* Start SOURCE DATA *

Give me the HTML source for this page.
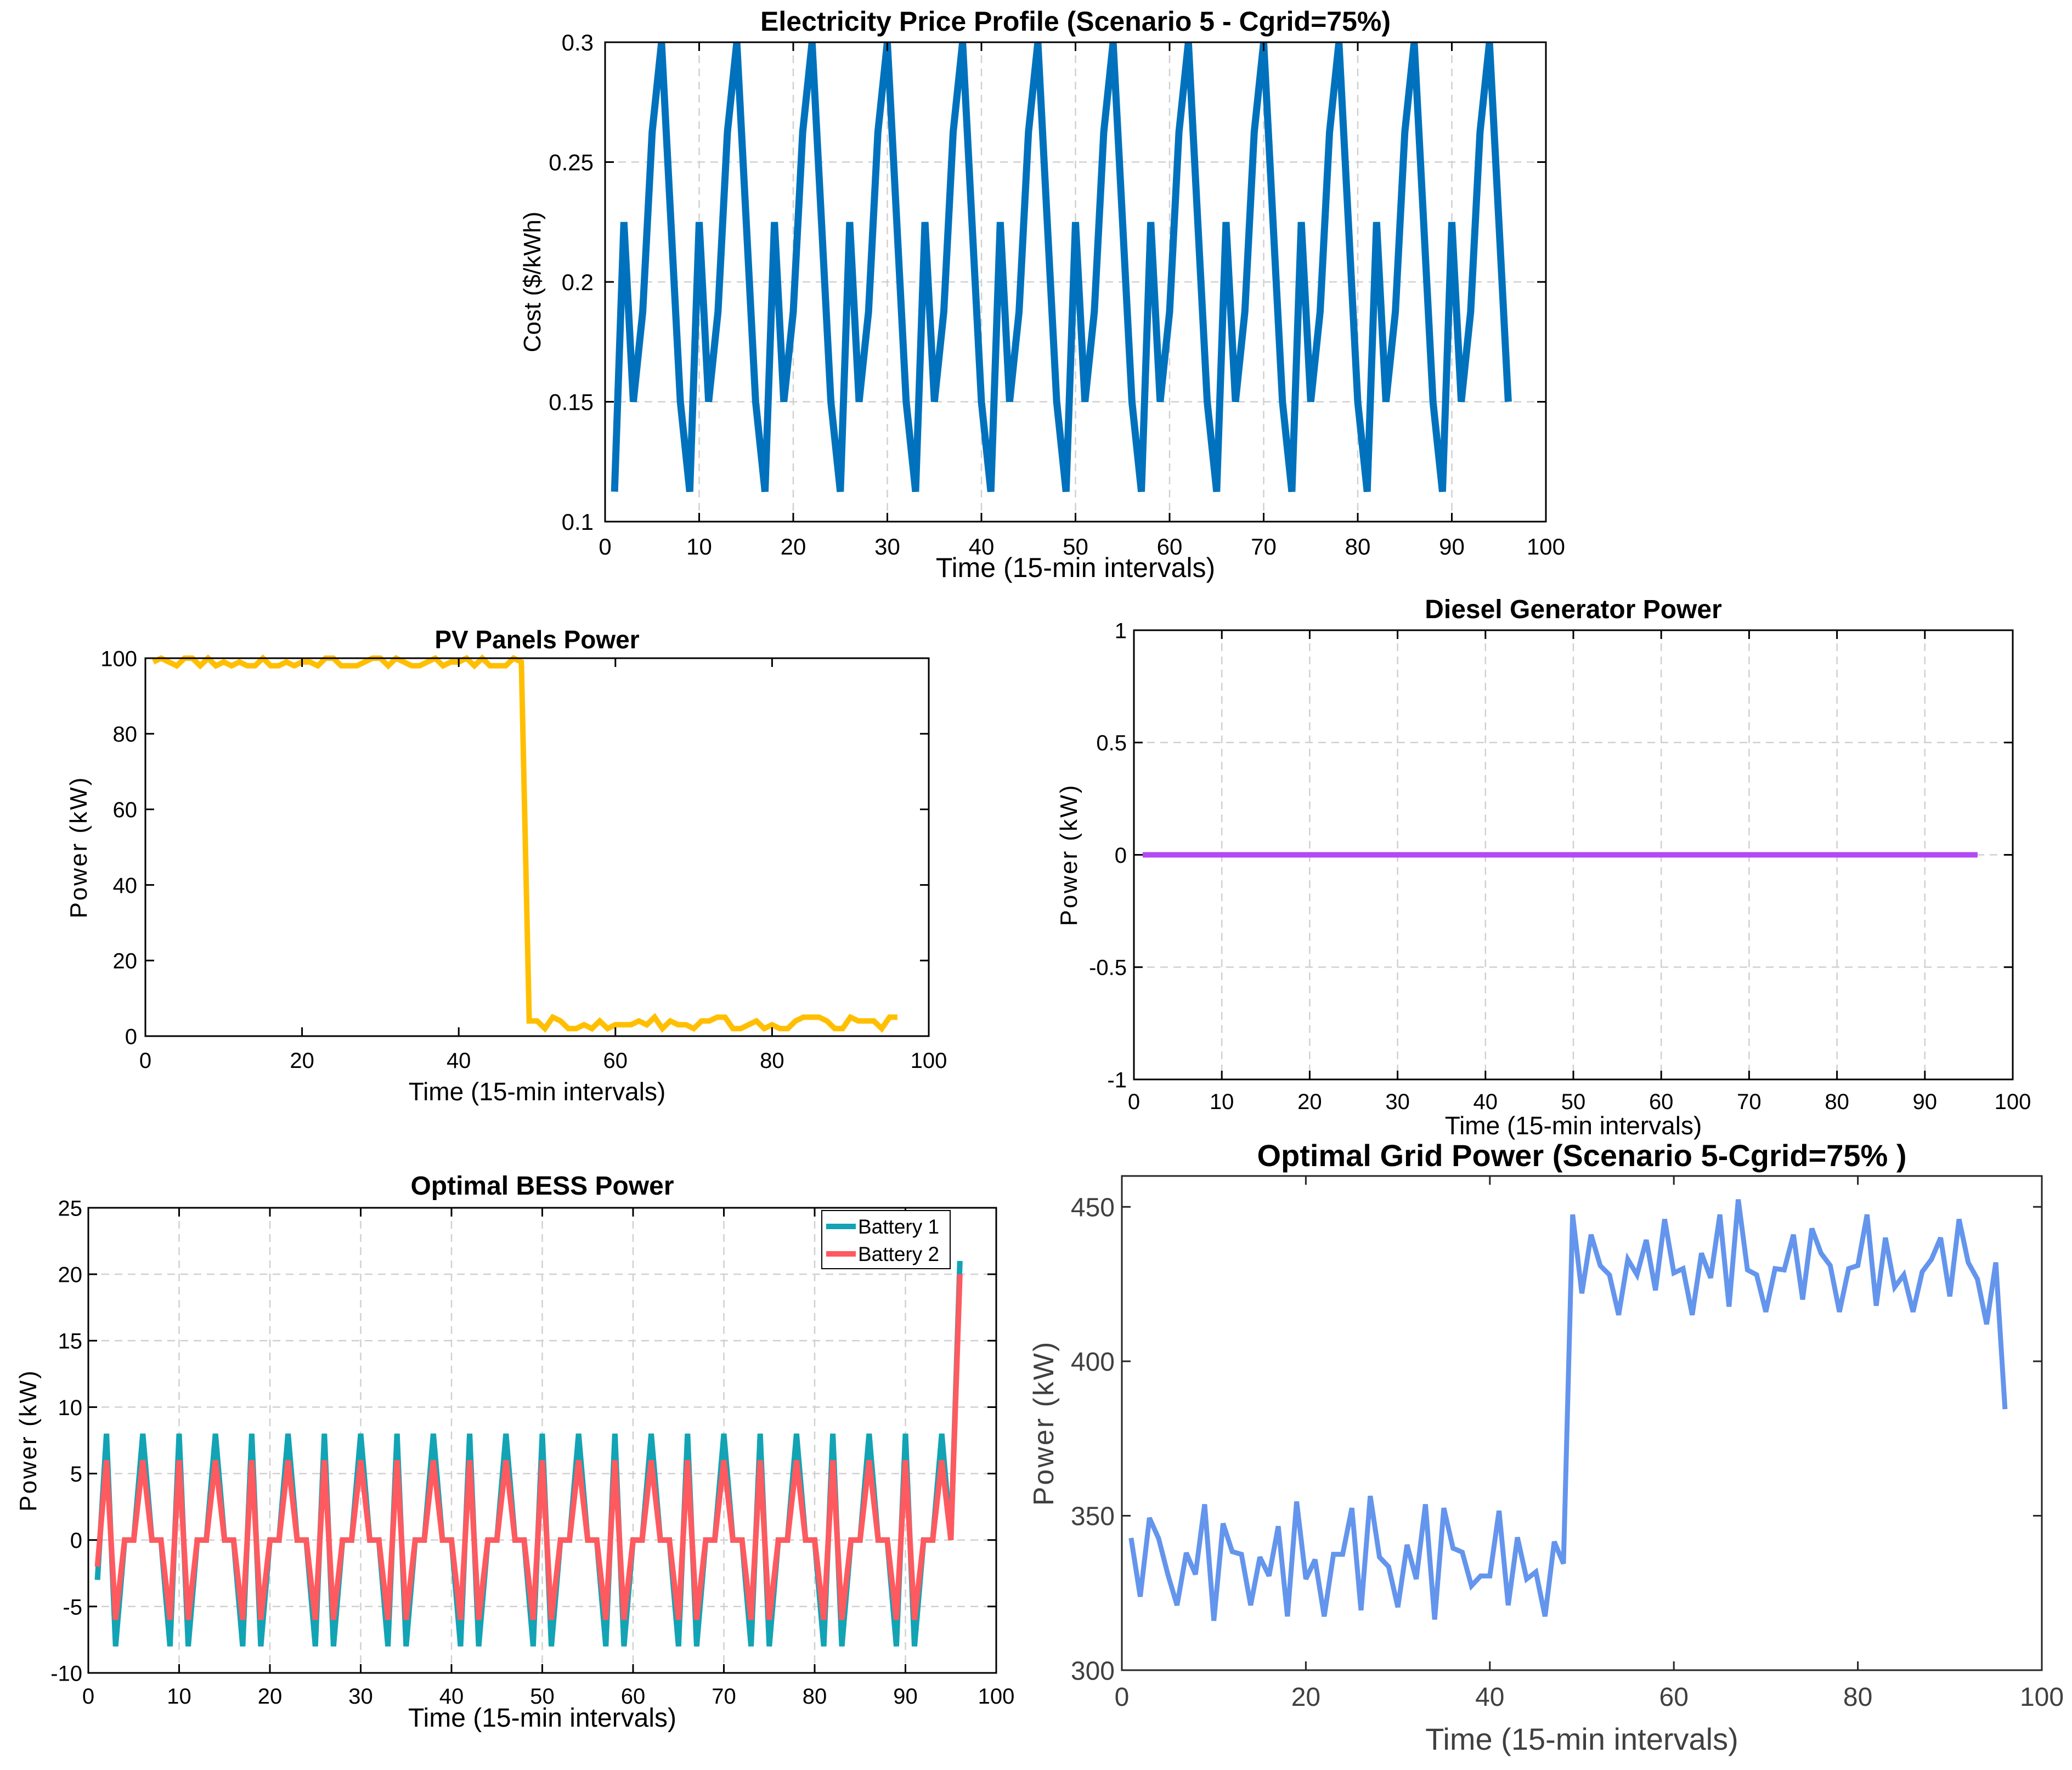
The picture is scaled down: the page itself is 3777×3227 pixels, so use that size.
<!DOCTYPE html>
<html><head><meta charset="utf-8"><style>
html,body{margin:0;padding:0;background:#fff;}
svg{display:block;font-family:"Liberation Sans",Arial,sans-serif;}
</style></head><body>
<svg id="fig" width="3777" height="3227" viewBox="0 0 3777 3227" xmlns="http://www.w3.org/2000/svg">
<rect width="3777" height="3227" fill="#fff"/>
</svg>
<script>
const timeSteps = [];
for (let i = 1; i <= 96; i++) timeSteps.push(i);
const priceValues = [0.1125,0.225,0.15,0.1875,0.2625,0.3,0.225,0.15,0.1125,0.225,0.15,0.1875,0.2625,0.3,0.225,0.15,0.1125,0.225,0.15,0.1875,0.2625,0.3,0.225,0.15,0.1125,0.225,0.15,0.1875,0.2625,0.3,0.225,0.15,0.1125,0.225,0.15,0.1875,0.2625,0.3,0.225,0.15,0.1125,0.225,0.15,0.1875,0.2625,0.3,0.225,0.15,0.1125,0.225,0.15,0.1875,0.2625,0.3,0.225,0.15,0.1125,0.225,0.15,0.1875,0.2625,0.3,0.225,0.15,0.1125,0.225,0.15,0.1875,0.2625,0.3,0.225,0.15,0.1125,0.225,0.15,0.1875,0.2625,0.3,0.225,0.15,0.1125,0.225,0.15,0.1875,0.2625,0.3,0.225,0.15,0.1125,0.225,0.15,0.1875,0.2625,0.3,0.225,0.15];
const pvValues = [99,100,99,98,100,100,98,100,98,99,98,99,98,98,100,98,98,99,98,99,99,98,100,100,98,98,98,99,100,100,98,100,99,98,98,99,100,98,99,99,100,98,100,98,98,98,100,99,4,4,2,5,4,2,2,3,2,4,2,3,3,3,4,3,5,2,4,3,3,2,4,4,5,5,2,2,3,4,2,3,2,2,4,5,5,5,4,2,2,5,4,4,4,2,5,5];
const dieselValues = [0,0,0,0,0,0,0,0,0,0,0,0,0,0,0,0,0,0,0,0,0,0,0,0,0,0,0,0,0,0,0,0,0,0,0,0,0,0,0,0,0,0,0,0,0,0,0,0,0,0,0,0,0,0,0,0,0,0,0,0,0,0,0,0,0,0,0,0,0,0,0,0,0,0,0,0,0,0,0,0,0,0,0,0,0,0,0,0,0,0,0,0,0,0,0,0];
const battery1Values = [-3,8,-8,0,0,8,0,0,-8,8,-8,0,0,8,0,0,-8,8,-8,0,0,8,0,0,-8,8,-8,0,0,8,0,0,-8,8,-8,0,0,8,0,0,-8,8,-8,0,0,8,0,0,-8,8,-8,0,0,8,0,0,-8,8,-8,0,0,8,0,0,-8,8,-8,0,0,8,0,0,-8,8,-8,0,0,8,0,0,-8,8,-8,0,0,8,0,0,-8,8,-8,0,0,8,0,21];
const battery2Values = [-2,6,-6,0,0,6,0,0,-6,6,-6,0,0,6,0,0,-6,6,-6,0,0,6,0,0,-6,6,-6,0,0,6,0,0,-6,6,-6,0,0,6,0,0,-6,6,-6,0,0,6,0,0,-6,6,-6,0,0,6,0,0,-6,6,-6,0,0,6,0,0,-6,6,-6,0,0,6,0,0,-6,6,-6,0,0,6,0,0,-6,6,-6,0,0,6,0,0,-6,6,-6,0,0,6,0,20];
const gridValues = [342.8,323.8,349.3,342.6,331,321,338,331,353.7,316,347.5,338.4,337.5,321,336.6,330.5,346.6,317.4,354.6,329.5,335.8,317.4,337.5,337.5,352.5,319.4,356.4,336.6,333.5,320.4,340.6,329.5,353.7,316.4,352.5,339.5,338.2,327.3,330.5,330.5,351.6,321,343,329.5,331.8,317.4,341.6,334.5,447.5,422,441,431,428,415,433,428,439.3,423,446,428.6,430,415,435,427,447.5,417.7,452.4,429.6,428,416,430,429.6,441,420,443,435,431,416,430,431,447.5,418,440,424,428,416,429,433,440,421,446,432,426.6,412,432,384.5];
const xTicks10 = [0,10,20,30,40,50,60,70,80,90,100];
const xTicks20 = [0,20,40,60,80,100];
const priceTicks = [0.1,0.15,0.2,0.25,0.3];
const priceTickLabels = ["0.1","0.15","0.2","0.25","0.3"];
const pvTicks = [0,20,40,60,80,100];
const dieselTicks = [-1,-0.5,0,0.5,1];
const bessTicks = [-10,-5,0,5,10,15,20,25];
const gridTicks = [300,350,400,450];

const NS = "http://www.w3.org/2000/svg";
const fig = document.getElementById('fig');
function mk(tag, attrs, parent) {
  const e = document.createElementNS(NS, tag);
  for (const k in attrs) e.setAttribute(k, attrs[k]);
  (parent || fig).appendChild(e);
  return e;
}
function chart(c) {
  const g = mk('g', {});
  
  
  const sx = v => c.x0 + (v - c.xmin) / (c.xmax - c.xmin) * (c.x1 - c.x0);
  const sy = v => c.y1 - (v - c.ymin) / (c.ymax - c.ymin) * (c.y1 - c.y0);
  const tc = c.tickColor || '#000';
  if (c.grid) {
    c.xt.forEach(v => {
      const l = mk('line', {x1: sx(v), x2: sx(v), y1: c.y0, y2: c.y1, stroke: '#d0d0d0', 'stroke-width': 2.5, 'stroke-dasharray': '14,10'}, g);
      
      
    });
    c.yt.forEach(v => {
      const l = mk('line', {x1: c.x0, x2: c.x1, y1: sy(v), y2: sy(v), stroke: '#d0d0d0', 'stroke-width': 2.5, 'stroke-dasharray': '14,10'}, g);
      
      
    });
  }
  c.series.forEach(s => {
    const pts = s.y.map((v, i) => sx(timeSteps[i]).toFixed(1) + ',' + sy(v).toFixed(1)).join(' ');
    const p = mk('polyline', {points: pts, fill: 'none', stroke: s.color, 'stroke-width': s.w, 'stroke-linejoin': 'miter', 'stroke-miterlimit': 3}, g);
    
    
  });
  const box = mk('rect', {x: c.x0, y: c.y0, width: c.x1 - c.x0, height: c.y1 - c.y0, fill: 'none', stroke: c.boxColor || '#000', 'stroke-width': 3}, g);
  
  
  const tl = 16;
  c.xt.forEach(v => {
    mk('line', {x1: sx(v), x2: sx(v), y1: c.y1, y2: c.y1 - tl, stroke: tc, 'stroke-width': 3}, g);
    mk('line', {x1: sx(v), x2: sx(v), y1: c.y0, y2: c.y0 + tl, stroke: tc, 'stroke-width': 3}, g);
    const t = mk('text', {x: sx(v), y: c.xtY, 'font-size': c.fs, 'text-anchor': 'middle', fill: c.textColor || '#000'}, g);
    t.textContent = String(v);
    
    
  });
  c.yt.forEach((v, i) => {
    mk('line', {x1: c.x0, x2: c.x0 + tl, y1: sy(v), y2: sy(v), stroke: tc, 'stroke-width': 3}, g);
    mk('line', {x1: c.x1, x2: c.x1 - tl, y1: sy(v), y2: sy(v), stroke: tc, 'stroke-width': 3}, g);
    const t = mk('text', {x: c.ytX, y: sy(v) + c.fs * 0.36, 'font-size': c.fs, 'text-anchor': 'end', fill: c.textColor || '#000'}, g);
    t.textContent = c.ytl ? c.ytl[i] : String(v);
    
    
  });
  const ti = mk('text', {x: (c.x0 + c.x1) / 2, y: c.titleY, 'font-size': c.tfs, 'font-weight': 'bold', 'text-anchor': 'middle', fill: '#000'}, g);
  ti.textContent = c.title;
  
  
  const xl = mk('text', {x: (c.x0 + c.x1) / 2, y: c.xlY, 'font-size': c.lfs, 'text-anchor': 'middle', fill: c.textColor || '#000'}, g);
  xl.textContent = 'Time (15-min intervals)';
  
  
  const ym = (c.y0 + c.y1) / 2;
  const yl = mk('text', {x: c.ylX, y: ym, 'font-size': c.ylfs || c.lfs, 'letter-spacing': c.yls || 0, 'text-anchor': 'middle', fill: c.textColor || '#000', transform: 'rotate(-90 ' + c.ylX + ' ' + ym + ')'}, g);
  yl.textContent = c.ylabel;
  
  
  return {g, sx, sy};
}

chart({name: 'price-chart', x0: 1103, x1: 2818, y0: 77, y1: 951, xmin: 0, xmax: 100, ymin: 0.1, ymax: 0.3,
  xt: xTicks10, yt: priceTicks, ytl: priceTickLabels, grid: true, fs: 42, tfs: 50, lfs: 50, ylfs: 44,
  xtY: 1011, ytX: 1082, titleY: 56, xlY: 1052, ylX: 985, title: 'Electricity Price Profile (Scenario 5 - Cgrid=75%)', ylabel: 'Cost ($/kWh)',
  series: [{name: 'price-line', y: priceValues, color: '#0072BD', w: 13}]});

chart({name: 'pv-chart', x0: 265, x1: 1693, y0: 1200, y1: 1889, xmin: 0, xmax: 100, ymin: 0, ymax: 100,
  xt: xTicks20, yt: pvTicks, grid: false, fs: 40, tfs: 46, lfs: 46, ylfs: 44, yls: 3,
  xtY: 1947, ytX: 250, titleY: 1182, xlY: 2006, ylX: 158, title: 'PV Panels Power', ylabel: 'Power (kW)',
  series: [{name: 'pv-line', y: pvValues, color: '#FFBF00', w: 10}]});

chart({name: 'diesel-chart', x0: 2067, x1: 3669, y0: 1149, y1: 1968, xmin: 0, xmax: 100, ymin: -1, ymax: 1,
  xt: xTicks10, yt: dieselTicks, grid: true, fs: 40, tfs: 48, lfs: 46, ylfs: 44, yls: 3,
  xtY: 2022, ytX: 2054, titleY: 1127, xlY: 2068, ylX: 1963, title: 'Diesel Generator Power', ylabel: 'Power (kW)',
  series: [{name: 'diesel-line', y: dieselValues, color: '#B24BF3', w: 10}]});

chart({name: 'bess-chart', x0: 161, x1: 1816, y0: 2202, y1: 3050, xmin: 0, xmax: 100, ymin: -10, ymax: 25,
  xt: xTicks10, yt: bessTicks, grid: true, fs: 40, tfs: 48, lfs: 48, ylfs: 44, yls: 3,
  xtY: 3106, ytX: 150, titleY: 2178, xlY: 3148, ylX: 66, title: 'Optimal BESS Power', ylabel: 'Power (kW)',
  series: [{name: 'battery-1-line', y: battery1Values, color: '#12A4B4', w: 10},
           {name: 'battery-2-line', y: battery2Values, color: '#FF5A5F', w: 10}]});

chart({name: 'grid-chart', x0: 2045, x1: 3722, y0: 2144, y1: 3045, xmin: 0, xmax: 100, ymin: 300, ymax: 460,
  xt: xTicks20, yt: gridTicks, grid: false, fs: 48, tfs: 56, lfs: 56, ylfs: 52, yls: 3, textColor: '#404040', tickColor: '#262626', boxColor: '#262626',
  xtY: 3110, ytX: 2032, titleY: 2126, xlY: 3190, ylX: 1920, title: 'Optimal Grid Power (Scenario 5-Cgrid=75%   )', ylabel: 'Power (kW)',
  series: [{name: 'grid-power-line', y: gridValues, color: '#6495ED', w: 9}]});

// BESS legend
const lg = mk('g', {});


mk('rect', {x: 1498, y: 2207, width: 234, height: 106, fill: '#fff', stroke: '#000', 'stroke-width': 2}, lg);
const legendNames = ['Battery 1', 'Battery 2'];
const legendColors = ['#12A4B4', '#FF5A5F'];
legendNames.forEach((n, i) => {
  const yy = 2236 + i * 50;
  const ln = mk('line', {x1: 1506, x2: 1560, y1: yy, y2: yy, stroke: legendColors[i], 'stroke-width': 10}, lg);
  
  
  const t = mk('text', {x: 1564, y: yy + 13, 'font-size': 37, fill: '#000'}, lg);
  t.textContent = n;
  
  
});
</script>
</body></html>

* End SOURCE DATA *

• _EXERCISE BRIEF_:
Show the lines that mention the word "page".

• _ANSWER TO THIS PROBLEM_:
Give me the HTML source for this page.
The picture is scaled down: the page itself is 3777×3227 pixels, so use that size.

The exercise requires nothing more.